Dietitians know that it’s one thing to share nutrition content on social platforms, yet quite a different challenge to get people to take notice and more importantly take an action, such as signing up to a newsletter, asking for nutrition advice or making a lifestyle change.
Below are five common mistakes that I see dietitians and nutritionists make on social media. If you can answer these questions with the right answer, you will start to build connections with real people and discover the true art of social sharing. And if your content really resonates with your audience, you may even succeed in creating a bridge from your social media platforms to your website or other business asset, where your audience will take an action of meaningful value to your business.
1) Do I really need to read that blog post essay?
Dietitians love our science and in today’s celebrity-endorsed diet world we need to rely on science more than ever to maintain our credibility. But just like the rest of the world we are time poor. If there is new research to be shared, try designing an infographic or tweet out key findings. But please don’t make me scroll through pages of text, no matter how great the data may be.
2) Are you selling teeth whitening solutions or nutrition?
Think of those ridiculous images of dietitians that appear in a Google search (I have yet to meet a dietitian with such pearly white teeth who actually wears one of those ridiculous lab coats!) and make sure that your brand images don’t appear the same way. Think of your brand image as a combination of your business values, services and your unique value-add to the world. Now ask yourself, do your social media images reflect that? With so many fantastic free image-editing tools available, there is really no excuse for using these visual clichés.
3) Do you want to get more followers or would you rather identify influencers?
What is faster – convincing 100 people to buy something or convincing one person who has 99 friends listening to their every word? This is the key to growing your audience and more importantly, gaining an engaged audience.

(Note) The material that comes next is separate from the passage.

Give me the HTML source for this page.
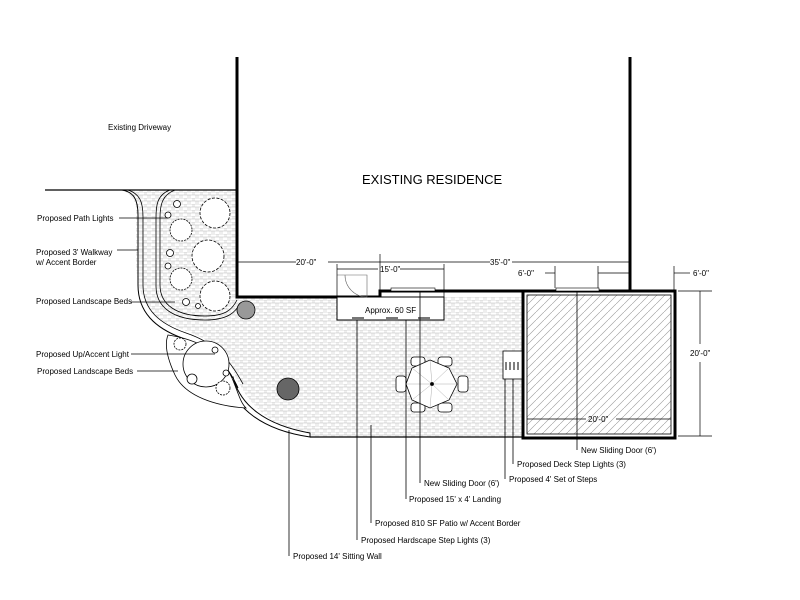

So find your influencers who will talk about your content, and then create content that you know they’ll pay attention to.
4) #Do #you #really #need #so #many #hashtags?
Hashtags help make it easy for your target audience to find and join relevant conversations surrounding a specific keyword or phrase – very useful if you want to promote a unique campaign. But be aware of overdoing it. On Instagram it is recommended to stick with three to five hashtags and be cautious about piggybacking on trending hashtags, especially if you don’t want your audience to associate your brand with a negatively perceived hashtag.
5) Can you answer the “so what” factor?
This is by far the biggest mistake I see dietitians make. Too many jump onto the social media bandwagon and set up accounts all over the place (which take up a lot of time – the most valuable resource). This is usually done without a consolidated strategy in place to determine how social media is being used to achieve business objectives and more importantly, what metrics are in place to measure whether or not there is a positive return on investment.